First, the current meta-analysis, while robust in its methodology, could benefit from a broader base of empirical studies to strengthen its findings and applicability across diverse contexts. Despite our considerable effort in sourcing relevant articles from major databases, certain limitations precluded the inclusion of potentially relevant research. Notably, during the PRISMA (Preferred Reporting Items for Systematic Reviews and Meta-Analyses) process, it became evident that a substantial number of articles were published in languages other than English, limiting their incorporation into the analysis.

Second, while this study aimed to investigate the overarching impacts of recreational physical activity on youth's math and science performance, a more detailed examination of the quantity of physical activity and its precise influence on STEM performance could be valuable. Such detailed investigation would provide educators and parents with valuable insights for fine-tuning the effectiveness of physical activity within the context of STEM education. Additionally, most studies in this analysis relied on standardized tests to measure academic performance. While effective in assessing certain aspects of achievement, future research should explore alternative assessment methods that provide a more comprehensive and nuanced evaluation of STEM learning outcomes.

Third, future research should explore potential moderators that may influence the effectiveness of recreational physical activities on STEM outcomes. Specifically, factors such as gender, race, age, type and duration of activity, and the type of dependent measures (e.g., specific STEM contexts, test scores, or GPA) should be examined to understand their interaction with the intervention impact. A substantial body of STEM education literature highlights the importance of these moderators, as well as the role of social class in accessing and benefiting from educational interventions. Additionally, future studies should investigate how different social and demographic groups experience varying benefits from recreational activities. Examining how socio-economic status affects both accessibility and outcomes could provide valuable insights for designing more equitable and targeted STEM interventions.
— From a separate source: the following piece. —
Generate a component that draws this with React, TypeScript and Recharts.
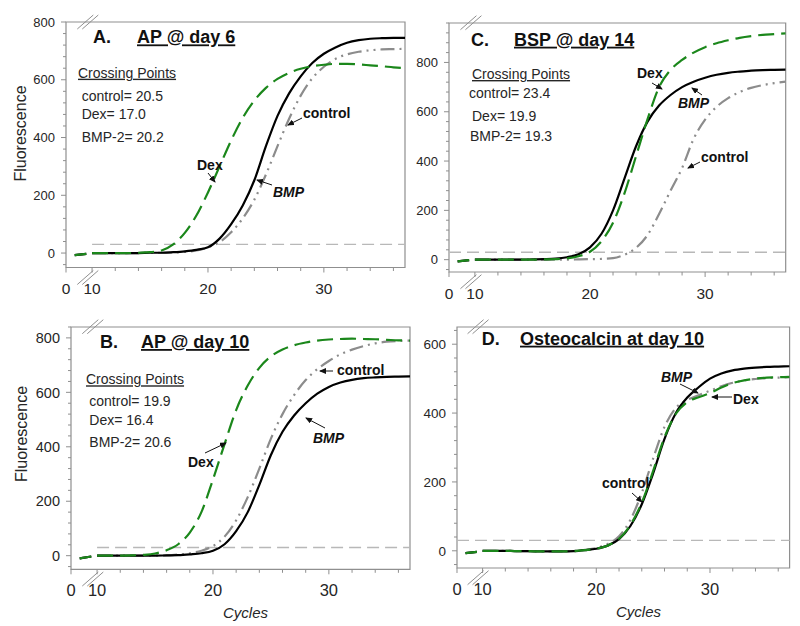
import React from "react"
import { LineChart, Line, XAxis, YAxis, ReferenceLine, ReferenceArea } from "recharts"

const FONT = "'Liberation Sans', Arial, Helvetica, sans-serif"
const INK = "#262626"
const AXIS = "#8f8f8f"
const GREEN = "#1b871b"
const GREY = "#8c8c8c"

// x positions: two points in the broken stretch, a gap, then cycles 10-37
const breakX = [8.5, 9.5]
const gapX = 9.75
const cycles = [10, 11, 12, 13, 14, 15, 16, 17, 18, 19, 20, 21, 22, 23, 24, 25, 26, 27, 28, 29, 30, 31, 32, 33, 34, 35, 36, 37]

const xMajor = [7.75, 10, 20, 30]
const xLabels = ["0", "10", "20", "30"]
const xMinor = [12, 14, 16, 18, 22, 24, 26, 28, 32, 34, 36]
const X_DOMAIN = [7.75, 37]
const THRESHOLD = 30

// A. AP @ day 6
const aPre = [-7, -3]
const aControl = [0, 0, 0, 0, 0, 1, 1, 2, 4, 9, 20, 38, 72, 120, 185, 272, 370, 465, 545, 605, 645, 672, 688, 697, 702, 705, 706, 707]
const aDex = [0, 0, 0, 0, 1, 3, 9, 30, 70, 130, 210, 300, 390, 468, 528, 572, 603, 624, 638, 647, 652, 655, 655, 653, 650, 647, 643, 640]
const aBmp = [0, 0, 0, 0, 0, 1, 1, 3, 6, 11, 20, 50, 100, 165, 252, 370, 475, 553, 612, 658, 690, 712, 728, 737, 742, 744, 745, 745]

// C. BSP @ day 14
const cPre = [-7, -2]
const cControl = [0, 0, 0, 0, 0, 0, 0, 0, 0, 1, 2, 3, 6, 20, 48, 100, 185, 280, 372, 490, 568, 620, 655, 680, 697, 708, 716, 722]
const cDex = [0, 0, 0, 0, 0, 0, 1, 2, 5, 14, 32, 75, 150, 270, 420, 570, 700, 770, 810, 840, 862, 878, 890, 900, 907, 912, 915, 918]
const cBmp = [0, 0, 0, 0, 0, 1, 2, 4, 10, 22, 50, 105, 200, 330, 460, 560, 625, 668, 700, 722, 738, 750, 758, 763, 767, 769, 770, 771]

// B. AP @ day 10
const bPre = [-10, -3]
const bControl = [0, 0, 0, 0, 0, 0, 1, 4, 9, 18, 35, 70, 130, 215, 320, 430, 520, 590, 645, 685, 715, 740, 757, 770, 780, 786, 789, 790]
const bDex = [0, 0, 0, 1, 3, 8, 20, 42, 85, 160, 280, 410, 535, 625, 690, 732, 757, 773, 783, 790, 794, 796, 797, 796, 795, 793, 791, 790]
const bBmp = [0, 0, 0, 0, 0, 0, 1, 2, 5, 9, 18, 42, 90, 160, 260, 370, 455, 515, 560, 595, 620, 636, 646, 652, 655, 657, 658, 659]

// D. Osteocalcin at day 10
const dPre = [-7, -3]
const dControl = [0, 0, 0, -1, -1, -2, -2, -2, 0, 3, 8, 20, 42, 90, 168, 268, 360, 415, 438, 452, 465, 478, 488, 495, 499, 502, 503, 504]
const dDex = [0, 0, 0, -1, -1, -2, -2, -2, -1, 2, 6, 15, 35, 75, 140, 232, 330, 398, 432, 446, 458, 474, 487, 495, 500, 503, 504, 505]
const dBmp = [0, 0, 0, -1, -1, -2, -2, -2, -1, 2, 6, 15, 34, 72, 135, 225, 325, 400, 445, 475, 500, 515, 524, 529, 532, 534, 535, 536]

function rows(pre: number[], control: number[], dex: number[], bmp: number[]) {
  return [
    ...breakX.map((x, i) => ({ x, control: pre[i], dex: pre[i], bmp: pre[i] })),
    { x: gapX, control: null, dex: null, bmp: null },
    ...cycles.map((x, i) => ({ x, control: control[i], dex: dex[i], bmp: bmp[i] })),
  ]
}

function minorTicks(top: number, majors: number[]) {
  const out: number[] = []
  for (let v = -40; v <= top; v += 40) if (!majors.includes(v)) out.push(v)
  return out
}

const panels = [
  { id: "A", l: 66, t: 22, r: 405, b: 277.5, yDomain: [-50, 800], yMajor: [0, 200, 400, 600, 800], yFs: 13, xFs: 15.5, threshFrom: 10, data: rows(aPre, aControl, aDex, aBmp) },
  { id: "C", l: 449.3, t: 22.7, r: 786, b: 281.7, yDomain: [-50, 960], yMajor: [0, 200, 400, 600, 800], yFs: 13, xFs: 15.5, threshFrom: 7.75, data: rows(cPre, cControl, cDex, cBmp) },
  { id: "B", l: 71, t: 326.7, r: 410, b: 579, yDomain: [-50, 840], yMajor: [0, 200, 400, 600, 800], yFs: 14.5, xFs: 16.5, threshFrom: 10, data: rows(bPre, bControl, bDex, bBmp) },
  { id: "D", l: 456.7, t: 326.7, r: 789.3, b: 577.7, yDomain: [-50, 650], yMajor: [0, 200, 400, 600], yFs: 13.5, xFs: 16.5, threshFrom: 7.75, data: rows(dPre, dControl, dDex, dBmp) },
]

function YTick(props: any) {
  const { x, y, payload, majors, fs } = props
  const major = majors.includes(payload.value)
  return (
    <g>
      <line x1={x - (major ? 5 : 3)} x2={x} y1={y} y2={y} stroke={AXIS} />
      {major && (
        <text x={x - 11} y={y} dy="0.36em" textAnchor="end" fontSize={fs} fill={INK} fontFamily={FONT}>
          {payload.value}
        </text>
      )}
    </g>
  )
}

function XTick(props: any) {
  const { x, y, payload, fs } = props
  const idx = xMajor.indexOf(payload.value)
  return (
    <g>
      <line x1={x} x2={x} y1={y} y2={y + (idx >= 0 ? 5 : 3.5)} stroke={AXIS} />
      {idx >= 0 && (
        <text x={x} y={y + 21} dy="0.36em" textAnchor="middle" fontSize={fs} fill={INK} fontFamily={FONT}>
          {xLabels[idx]}
        </text>
      )}
    </g>
  )
}

function Panel({ p }: { p: (typeof panels)[number] }) {
  const w = p.r - p.l
  const h = p.b - p.t
  const yTicks = [...p.yMajor, ...minorTicks(p.yDomain[1], p.yMajor)].sort((a, b) => a - b)
  return (
    <div style={{ position: "absolute", left: p.l - 60, top: p.t - 10 }}>
      <LineChart width={w + 70} height={h + 50} data={p.data} margin={{ top: 10, right: 10, left: 0, bottom: 20 }}>
        <XAxis
          type="number"
          dataKey="x"
          domain={X_DOMAIN}
          allowDataOverflow
          ticks={[...xMajor, ...xMinor]}
          interval={0}
          axisLine={false}
          tickLine={false}
          tickSize={0}
          tickMargin={0}
          height={30}
          tick={(t: any) => <XTick {...t} fs={p.xFs} />}
        />
        <YAxis
          type="number"
          domain={p.yDomain}
          allowDataOverflow
          ticks={yTicks}
          interval={0}
          axisLine={false}
          tickLine={false}
          tickSize={0}
          tickMargin={0}
          width={60}
          tick={(t: any) => <YTick {...t} majors={p.yMajor} fs={p.yFs} />}
        />
        <ReferenceArea x1={7.75} x2={37} y1={p.yDomain[0]} y2={p.yDomain[1]} fill="none" stroke={AXIS} strokeWidth={1.2} ifOverflow="visible" />
        <ReferenceLine
          segment={[{ x: p.threshFrom, y: THRESHOLD }, { x: 37, y: THRESHOLD }]}
          stroke="#b8b8b8"
          strokeWidth={1.3}
          strokeDasharray="12 6"
        />
        <Line type="monotone" dataKey="control" stroke={GREY} strokeWidth={2.2} strokeDasharray="14 5 2 5 2 5" dot={false} isAnimationActive={false} />
        <Line type="monotone" dataKey="bmp" stroke="#000" strokeWidth={2.2} dot={false} isAnimationActive={false} />
        <Line type="monotone" dataKey="dex" stroke={GREEN} strokeWidth={2.2} strokeDasharray="16 7" dot={false} isAnimationActive={false} />
      </LineChart>
    </div>
  )
}

function Arrow({ x1, y1, x2, y2 }: { x1: number; y1: number; x2: number; y2: number }) {
  return <line x1={x1} y1={y1} x2={x2} y2={y2} stroke="#111" strokeWidth={1} markerEnd="url(#ah)" />
}

function Breaks() {
  return (
    <>
      {panels.map((p) => {
        const bx = p.l + ((9.63 - 7.75) * (p.r - p.l)) / 29.25
        return [p.t, p.b].map((y) =>
          [-2.5, 2.5].map((off) => (
            <line key={`${p.id}-${y}-${off}`} x1={bx + off - 8} y1={y + 7} x2={bx + off + 8} y2={y - 7} stroke={AXIS} strokeWidth={1} />
          ))
        )
      })}
    </>
  )
}

const T = { fontFamily: FONT, fill: "#111" }

export default function App() {
  return (
    <div style={{ position: "absolute", left: 0, top: 0, width: 800, height: 626, background: "#fff", fontFamily: FONT }}>
      {panels.map((p) => (
        <Panel key={p.id} p={p} />
      ))}
      <svg width={800} height={626} style={{ position: "absolute", left: 0, top: 0, pointerEvents: "none" }}>
        <defs>
          <marker id="ah" markerWidth="7" markerHeight="6" refX="6" refY="3" orient="auto" markerUnits="userSpaceOnUse">
            <path d="M0,0 L7,3 L0,6 z" fill="#111" />
          </marker>
        </defs>
        <Breaks />

        <text x={20} y={133.5} transform="rotate(-90 20 133.5)" textAnchor="middle" dy="0.35em" fontSize={16} {...T} fill={INK}>Fluorescence</text>
        <text x={21.7} y={434} transform="rotate(-90 21.7 434)" textAnchor="middle" dy="0.35em" fontSize={16} {...T} fill={INK}>Fluorescence</text>
        <text x={245.5} y={618} textAnchor="middle" fontSize={15} fontStyle="italic" {...T} fill={INK}>Cycles</text>
        <text x={638.5} y={617} textAnchor="middle" fontSize={15} fontStyle="italic" {...T} fill={INK}>Cycles</text>

        {/* A */}
        <text x={93} y={43.4} fontSize={18} fontWeight="bold" {...T}>A.</text>
        <text x={137} y={43.4} fontSize={18} fontWeight="bold" textDecoration="underline" {...T}>AP @ day 6</text>
        <text x={78} y={77.7} fontSize={14} textDecoration="underline" {...T} fill={INK}>Crossing Points</text>
        <text x={81.7} y={100.7} fontSize={14} {...T} fill={INK}>control= 20.5</text>
        <text x={81.7} y={119.3} fontSize={14} {...T} fill={INK}>Dex= 17.0</text>
        <text x={81.7} y={141.7} fontSize={14} {...T} fill={INK}>BMP-2= 20.2</text>
        <text x={197} y={170} fontSize={14} fontWeight="bold" {...T}>Dex</text>
        <text x={273} y={196.7} fontSize={14} fontWeight="bold" fontStyle="italic" {...T}>BMP</text>
        <text x={303} y={118.3} fontSize={14} fontWeight="bold" {...T}>control</text>
        <Arrow x1={208} y1={173} x2={215} y2={182} />
        <Arrow x1={272} y1={185} x2={257} y2={180} />
        <Arrow x1={302} y1={118} x2={288} y2={125} />

        {/* C */}
        <text x={471} y={45.7} fontSize={18} fontWeight="bold" {...T}>C.</text>
        <text x={514} y={45.7} fontSize={18} fontWeight="bold" textDecoration="underline" {...T}>BSP @ day 14</text>
        <text x={472} y={79} fontSize={14} textDecoration="underline" {...T} fill={INK}>Crossing Points</text>
        <text x={469} y={98.3} fontSize={14} {...T} fill={INK}>control= 23.4</text>
        <text x={472} y={120.7} fontSize={14} {...T} fill={INK}>Dex= 19.9</text>
        <text x={470} y={141} fontSize={14} {...T} fill={INK}>BMP-2= 19.3</text>
        <text x={637} y={78.3} fontSize={14} fontWeight="bold" {...T}>Dex</text>
        <text x={678} y={108.3} fontSize={14} fontWeight="bold" fontStyle="italic" {...T}>BMP</text>
        <text x={701} y={161.7} fontSize={14} fontWeight="bold" {...T}>control</text>
        <Arrow x1={652} y1={83} x2={662} y2={89} />
        <Arrow x1={702} y1={95} x2={692} y2={88} />
        <Arrow x1={700} y1={162} x2={688} y2={168} />

        {/* B */}
        <text x={100} y={348} fontSize={18} fontWeight="bold" {...T}>B.</text>
        <text x={141} y={348} fontSize={18} fontWeight="bold" textDecoration="underline" {...T}>AP @ day 10</text>
        <text x={86} y={384.3} fontSize={14} textDecoration="underline" {...T} fill={INK}>Crossing Points</text>
        <text x={89.3} y={405.7} fontSize={14} {...T} fill={INK}>control= 19.9</text>
        <text x={89.3} y={425} fontSize={14} {...T} fill={INK}>Dex= 16.4</text>
        <text x={89.3} y={446.7} fontSize={14} {...T} fill={INK}>BMP-2= 20.6</text>
        <text x={188} y={466.7} fontSize={14} fontWeight="bold" {...T}>Dex</text>
        <text x={337} y={375} fontSize={14} fontWeight="bold" {...T}>control</text>
        <text x={313} y={443.3} fontSize={14} fontWeight="bold" fontStyle="italic" {...T}>BMP</text>
        <Arrow x1={205} y1={453} x2={226} y2={443} />
        <Arrow x1={333} y1={371} x2={320} y2={371} />
        <Arrow x1={325} y1={428} x2={306} y2={418} />

        {/* D */}
        <text x={481.7} y={344.7} fontSize={18} fontWeight="bold" {...T}>D.</text>
        <text x={520} y={344.7} fontSize={18} fontWeight="bold" textDecoration="underline" {...T}>Osteocalcin at day 10</text>
        <text x={661} y={381.7} fontSize={14} fontWeight="bold" fontStyle="italic" {...T}>BMP</text>
        <text x={733} y={404.3} fontSize={14} fontWeight="bold" {...T}>Dex</text>
        <text x={602} y={488.3} fontSize={14} fontWeight="bold" {...T}>control</text>
        <Arrow x1={680} y1={384} x2={698} y2={393} />
        <Arrow x1={732} y1={397} x2={712} y2={397} />
        <Arrow x1={632} y1={493} x2={642} y2={502} />
      </svg>
    </div>
  )
}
Lastly, although we included some unpublished dissertations and theses in our analysis, we did not issue a formal call for unpublished studies to specifically address the "file drawer" bias. Future research could benefit from incorporating additional unpublished studies to mitigate this bias.

In sum, this study underscores the positive impact of recreational physical activity on the academic performance of children in mathematics and science, offering valuable insights for educators and institutions alike. While acknowledging its limitations, this research paves the way for further investigations aimed at refining our understanding of the intricate relationship between physical activity and STEM achievement, ultimately benefiting a more diverse spectrum of students.